• _TASK DESCRIPTION_: Exactly the lines from the start of the data below through the line that contains "rounds = list(range(0, 1000, 5))" are to be copied, with pictures left out.
○ ○ ○ ○ ○ ○ ○
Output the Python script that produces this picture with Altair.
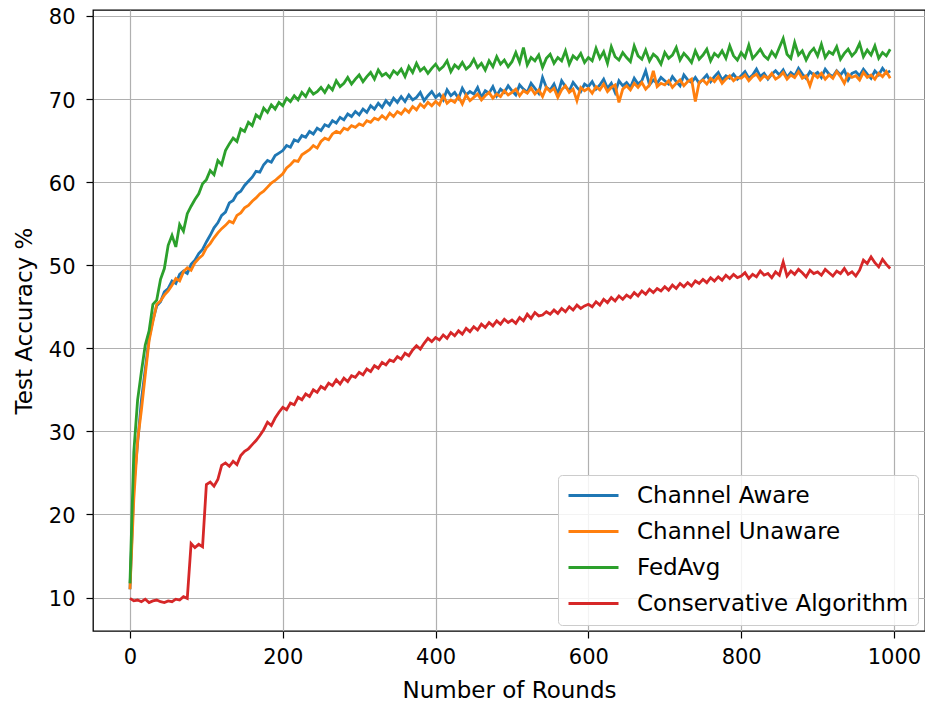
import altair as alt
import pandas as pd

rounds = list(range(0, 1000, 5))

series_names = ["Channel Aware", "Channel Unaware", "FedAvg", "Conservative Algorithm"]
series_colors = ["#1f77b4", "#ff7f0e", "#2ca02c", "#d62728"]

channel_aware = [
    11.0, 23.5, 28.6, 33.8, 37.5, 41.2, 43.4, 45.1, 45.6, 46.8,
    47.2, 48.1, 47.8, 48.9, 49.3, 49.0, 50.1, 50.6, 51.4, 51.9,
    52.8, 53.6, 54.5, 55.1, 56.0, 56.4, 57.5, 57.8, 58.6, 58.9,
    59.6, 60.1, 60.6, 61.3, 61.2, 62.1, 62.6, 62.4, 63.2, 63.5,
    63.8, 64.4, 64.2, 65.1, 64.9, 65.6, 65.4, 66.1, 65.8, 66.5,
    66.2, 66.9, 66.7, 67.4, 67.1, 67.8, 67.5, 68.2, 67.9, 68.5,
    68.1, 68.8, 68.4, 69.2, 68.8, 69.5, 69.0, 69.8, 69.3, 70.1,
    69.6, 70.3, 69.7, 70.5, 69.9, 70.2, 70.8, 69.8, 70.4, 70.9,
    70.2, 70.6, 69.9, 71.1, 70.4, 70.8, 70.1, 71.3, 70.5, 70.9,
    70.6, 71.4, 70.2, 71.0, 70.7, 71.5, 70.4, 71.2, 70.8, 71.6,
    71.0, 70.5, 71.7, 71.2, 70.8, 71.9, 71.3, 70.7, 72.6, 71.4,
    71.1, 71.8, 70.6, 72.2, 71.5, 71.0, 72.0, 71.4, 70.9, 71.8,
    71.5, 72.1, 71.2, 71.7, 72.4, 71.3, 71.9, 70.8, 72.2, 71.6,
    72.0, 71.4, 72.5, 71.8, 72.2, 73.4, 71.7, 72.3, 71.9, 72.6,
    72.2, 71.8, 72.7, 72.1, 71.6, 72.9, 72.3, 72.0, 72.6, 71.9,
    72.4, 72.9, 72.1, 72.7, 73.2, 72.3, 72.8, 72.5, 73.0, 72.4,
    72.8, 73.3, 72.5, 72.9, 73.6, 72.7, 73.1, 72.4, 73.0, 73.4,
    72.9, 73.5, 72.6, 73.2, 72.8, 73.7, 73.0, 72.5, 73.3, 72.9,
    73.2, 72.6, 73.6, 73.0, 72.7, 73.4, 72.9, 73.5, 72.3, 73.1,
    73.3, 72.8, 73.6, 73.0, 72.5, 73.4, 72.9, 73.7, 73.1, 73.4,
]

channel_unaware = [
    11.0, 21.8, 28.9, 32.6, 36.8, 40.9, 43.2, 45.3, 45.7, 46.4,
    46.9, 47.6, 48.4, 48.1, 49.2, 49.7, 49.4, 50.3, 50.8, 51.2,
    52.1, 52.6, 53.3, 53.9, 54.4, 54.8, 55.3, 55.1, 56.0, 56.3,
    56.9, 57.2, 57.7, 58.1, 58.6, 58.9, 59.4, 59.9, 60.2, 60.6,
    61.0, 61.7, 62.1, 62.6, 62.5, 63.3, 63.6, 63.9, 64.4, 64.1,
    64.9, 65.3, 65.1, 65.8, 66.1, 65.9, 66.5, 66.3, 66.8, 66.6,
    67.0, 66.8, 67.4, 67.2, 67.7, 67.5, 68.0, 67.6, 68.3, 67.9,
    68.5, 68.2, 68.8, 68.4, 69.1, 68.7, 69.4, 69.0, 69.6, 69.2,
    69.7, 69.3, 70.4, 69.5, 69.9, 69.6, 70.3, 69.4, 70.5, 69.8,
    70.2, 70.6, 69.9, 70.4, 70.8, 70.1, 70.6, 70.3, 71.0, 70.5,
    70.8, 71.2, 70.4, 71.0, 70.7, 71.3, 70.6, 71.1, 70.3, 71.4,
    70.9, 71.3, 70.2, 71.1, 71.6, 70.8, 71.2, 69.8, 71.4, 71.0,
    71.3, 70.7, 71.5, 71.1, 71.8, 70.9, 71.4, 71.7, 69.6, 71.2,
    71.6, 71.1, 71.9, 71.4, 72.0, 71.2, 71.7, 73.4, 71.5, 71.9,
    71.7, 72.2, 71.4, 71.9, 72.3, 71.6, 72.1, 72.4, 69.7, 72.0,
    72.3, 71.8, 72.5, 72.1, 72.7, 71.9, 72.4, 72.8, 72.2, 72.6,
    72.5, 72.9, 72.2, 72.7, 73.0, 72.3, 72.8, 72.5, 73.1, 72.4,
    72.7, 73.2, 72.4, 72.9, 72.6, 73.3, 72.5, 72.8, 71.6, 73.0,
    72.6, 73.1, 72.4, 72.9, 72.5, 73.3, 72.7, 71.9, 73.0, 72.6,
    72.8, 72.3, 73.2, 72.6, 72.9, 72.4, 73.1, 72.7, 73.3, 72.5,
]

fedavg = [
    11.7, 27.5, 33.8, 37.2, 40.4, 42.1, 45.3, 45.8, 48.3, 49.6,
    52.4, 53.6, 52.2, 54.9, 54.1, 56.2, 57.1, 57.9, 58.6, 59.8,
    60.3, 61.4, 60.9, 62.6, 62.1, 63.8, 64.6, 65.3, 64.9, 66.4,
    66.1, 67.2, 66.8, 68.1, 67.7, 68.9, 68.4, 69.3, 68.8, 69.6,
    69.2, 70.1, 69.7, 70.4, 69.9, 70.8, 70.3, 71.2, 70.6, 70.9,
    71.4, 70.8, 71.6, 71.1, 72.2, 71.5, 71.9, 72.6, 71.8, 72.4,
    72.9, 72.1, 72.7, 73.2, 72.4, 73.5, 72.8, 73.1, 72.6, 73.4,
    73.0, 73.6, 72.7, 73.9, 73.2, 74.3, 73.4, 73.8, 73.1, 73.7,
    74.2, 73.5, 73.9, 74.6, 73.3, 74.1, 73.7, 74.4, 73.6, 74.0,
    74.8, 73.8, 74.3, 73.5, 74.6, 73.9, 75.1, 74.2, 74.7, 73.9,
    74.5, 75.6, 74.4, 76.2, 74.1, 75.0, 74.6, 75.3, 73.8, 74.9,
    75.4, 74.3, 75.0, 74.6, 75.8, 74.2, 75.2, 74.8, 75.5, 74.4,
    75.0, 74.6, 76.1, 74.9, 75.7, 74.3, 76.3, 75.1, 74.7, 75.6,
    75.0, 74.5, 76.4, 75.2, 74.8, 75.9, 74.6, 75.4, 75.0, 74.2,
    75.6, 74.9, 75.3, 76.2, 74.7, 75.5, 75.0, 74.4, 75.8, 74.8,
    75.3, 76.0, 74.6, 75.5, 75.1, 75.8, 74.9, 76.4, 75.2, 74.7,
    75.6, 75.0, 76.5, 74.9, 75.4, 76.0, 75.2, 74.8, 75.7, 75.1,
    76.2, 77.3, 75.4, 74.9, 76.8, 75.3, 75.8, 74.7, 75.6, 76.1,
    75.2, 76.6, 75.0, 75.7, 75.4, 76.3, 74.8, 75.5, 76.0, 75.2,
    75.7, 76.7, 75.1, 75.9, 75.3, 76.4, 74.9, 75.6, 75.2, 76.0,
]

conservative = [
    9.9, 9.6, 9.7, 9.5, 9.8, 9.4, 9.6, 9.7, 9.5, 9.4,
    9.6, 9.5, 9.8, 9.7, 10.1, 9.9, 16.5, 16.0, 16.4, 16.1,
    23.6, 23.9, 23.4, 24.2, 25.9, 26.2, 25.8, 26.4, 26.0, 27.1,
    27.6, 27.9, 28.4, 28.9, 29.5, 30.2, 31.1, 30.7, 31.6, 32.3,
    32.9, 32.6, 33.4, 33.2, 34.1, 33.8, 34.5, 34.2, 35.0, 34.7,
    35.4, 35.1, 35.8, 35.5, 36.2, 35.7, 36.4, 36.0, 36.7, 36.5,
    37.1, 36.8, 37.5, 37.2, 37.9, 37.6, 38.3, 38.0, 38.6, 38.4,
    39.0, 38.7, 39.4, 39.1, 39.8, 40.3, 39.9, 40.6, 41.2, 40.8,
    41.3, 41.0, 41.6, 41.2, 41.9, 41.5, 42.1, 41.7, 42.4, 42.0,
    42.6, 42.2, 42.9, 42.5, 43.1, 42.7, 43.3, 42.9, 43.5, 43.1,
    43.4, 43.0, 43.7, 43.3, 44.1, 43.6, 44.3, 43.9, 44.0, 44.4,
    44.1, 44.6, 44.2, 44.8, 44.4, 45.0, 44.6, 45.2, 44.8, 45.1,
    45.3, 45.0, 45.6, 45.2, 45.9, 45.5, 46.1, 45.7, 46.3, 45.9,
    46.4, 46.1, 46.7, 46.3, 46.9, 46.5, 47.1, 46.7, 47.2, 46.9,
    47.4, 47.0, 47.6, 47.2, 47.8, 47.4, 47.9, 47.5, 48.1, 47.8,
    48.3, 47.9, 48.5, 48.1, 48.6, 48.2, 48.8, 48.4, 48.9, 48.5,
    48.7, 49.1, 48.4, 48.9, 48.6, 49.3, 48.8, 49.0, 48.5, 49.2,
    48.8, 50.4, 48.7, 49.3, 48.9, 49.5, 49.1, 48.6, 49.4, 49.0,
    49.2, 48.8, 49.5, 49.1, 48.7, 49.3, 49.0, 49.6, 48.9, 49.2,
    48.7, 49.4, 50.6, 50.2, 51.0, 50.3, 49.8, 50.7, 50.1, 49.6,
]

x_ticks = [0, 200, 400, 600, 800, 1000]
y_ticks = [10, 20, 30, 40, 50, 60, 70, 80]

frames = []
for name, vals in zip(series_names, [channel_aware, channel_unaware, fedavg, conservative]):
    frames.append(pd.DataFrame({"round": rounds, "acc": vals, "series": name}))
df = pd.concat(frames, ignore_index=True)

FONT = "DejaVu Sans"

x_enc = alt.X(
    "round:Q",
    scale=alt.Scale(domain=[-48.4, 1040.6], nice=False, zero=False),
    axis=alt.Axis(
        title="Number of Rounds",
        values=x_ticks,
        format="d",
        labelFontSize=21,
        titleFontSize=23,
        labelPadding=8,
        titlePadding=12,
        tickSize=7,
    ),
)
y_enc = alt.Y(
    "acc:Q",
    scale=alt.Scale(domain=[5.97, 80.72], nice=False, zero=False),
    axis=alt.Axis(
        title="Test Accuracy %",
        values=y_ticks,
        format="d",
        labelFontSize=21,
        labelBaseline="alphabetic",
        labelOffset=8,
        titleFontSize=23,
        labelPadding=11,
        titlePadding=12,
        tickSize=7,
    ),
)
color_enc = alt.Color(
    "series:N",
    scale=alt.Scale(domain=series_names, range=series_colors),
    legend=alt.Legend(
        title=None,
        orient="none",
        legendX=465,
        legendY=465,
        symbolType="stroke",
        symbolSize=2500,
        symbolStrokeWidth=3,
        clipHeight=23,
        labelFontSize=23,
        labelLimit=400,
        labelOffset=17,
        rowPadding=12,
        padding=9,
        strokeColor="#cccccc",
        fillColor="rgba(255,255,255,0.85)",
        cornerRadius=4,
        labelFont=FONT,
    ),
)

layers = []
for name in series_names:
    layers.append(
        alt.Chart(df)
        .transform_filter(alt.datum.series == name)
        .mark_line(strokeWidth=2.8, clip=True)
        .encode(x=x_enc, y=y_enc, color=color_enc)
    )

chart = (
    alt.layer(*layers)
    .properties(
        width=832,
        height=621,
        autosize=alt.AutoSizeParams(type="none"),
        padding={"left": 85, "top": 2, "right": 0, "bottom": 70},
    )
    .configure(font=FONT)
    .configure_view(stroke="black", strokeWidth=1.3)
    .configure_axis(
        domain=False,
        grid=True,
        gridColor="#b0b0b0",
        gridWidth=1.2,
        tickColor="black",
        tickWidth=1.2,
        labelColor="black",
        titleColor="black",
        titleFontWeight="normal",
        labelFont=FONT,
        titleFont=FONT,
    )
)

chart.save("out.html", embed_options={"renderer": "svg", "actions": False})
○ ○ ○ ○ ○ ○ ○
• _THE ANSWER_:
Output the Python script that produces this picture with Altair.
import altair as alt
import pandas as pd

rounds = list(range(0, 1000, 5))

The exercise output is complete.